On reconciliation, he said: “There’s the need to write all that has to be written on the page of justice before moving to the page of reconciliation.” This thought was shown in the documentary when one of the victims faced his torturer who was reluctant to seek for forgiveness even after admitting his own callousness during the regime. He chose, instead, to ascribe the things he did to simply following orders.
In seeking justice, Aboifouta spoke of the importance of secrecy of their operations, of hiding their documents as they went getting the dictator to pay for the crimes he committed. In the process, they had the support of organisations like the Human Rights Watch, Amnesty International, European Union, among others. But more still needs to be done in support of the victims, especially in their health, which, until now, they’ve had to deal with on their own.
The final day saw the hall full to the brim as the audience was well-seated to witness the long- anticipated session, where renowned Kenyan literary icon, Ngugi wa Thiong’o and Kunle Ajibade, in a panel moderated by Molara Wood, discussed their prison experiences. Both authors were imprisoned by the government of their countries for their writings. Ngugiwa Thiong’o was sent to prison by Jomo Kenyatta for writing a play in Kenyan language, while Ajibade was incarcerated by Nigeria’s dictator, General Sani Abacha, for allegedly taking part in a coup to topple his government.
Both read particular chapters from their prison memoirs before the audience.
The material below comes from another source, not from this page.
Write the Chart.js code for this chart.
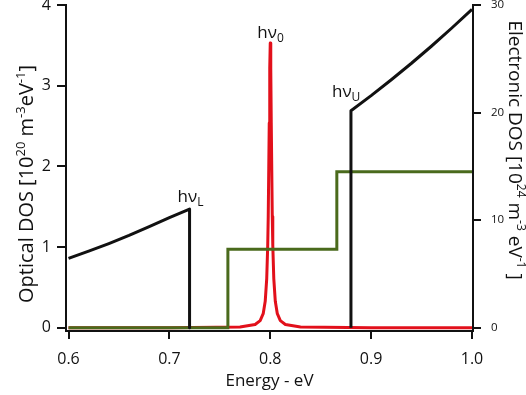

Ngugi read from his ‘Writing on Toilet Paper’, while Ajibaje read from his ‘I am digging for Gold’. This led to a question by the moderator, Wood, who asked Ngugi, if his prison writing was a way of starting a struggle writing in literature.
He said while in prison, he pondered why he was put in prison for writing a play in a Kenyan language, Gikuyu, which he said was the same language with Jomo Kenyatta. “I understood the politics of language in prison. When people conquer another, they impose their language on them. For example, when Japan colonised Korea they imposed their language and names on them,” he said.
Expressing his displeasure over the suppression of African languages, citing scenarios where in schools, children are punished for speaking in their local languages, he urged, “We must all campaign against the criminalisation of African languages in our schools. We should stop it.”
Ajibaje, narrating his own prison experience, said he started writing in prison after General Yar’Adua was found dead in prison. “I began to think I will not make it out of prison,” he noted.
“Reading and writing in jail was a freedom we fought for. For my first year in prison, I was treated like a hardened criminal. I was only allowed to read the Bible or Quran. After the hanging of Ken Saro-Wiwa and the Ogoni nine, human rights organisations clamped down on Nigeria.”
According to him, “I gained the freedom to read after I wrote a letter to the warden who said, why not? Part of the responsibility of our occupation is to speak out for the masses.”
Reacting to the question on finding God and faith while in prison, Ajibade said, “I have always been Godly long before prison but not religious. The Bible and the Quran are wonderful books. I have always recommended them. If there’s any take away from the punishment of prison, it’s by reading those books (Bible and Quran) thoroughly.”
Contributing, Ngugi added, “In Prison I always looked forward to the Muslim prayers because of the powerful singing. Writers are a part of the prophetic tradition of the Bible.”
Apart from having similar prison experience, both share one other thing in common. Both had children while in jail. Ajibade had a son, while Ngugi had a daughter, and they both agreed that the birth of their children gave them courage to persevere.
Responding to a question from the audience on whether their prison experience and their struggle for a better society is worth the kind of democracy in present day Nigeria and Kenya, Ajibade said, “There’s nothing in this life you can get without struggling. You just have to be vigilant and resilient. So yes, prison was worth it.”
Adding his thoughts, Ngugi chipped in, “Life in itself is a struggle. You only stop struggling when you die.”
Meanwhile, it was all fun and fanfare going into the night, as poets took control of the stage, thrilling and entertaining the audience with their scintillating poetic renditions, a session running concurrently with palm wine sipping and drinking.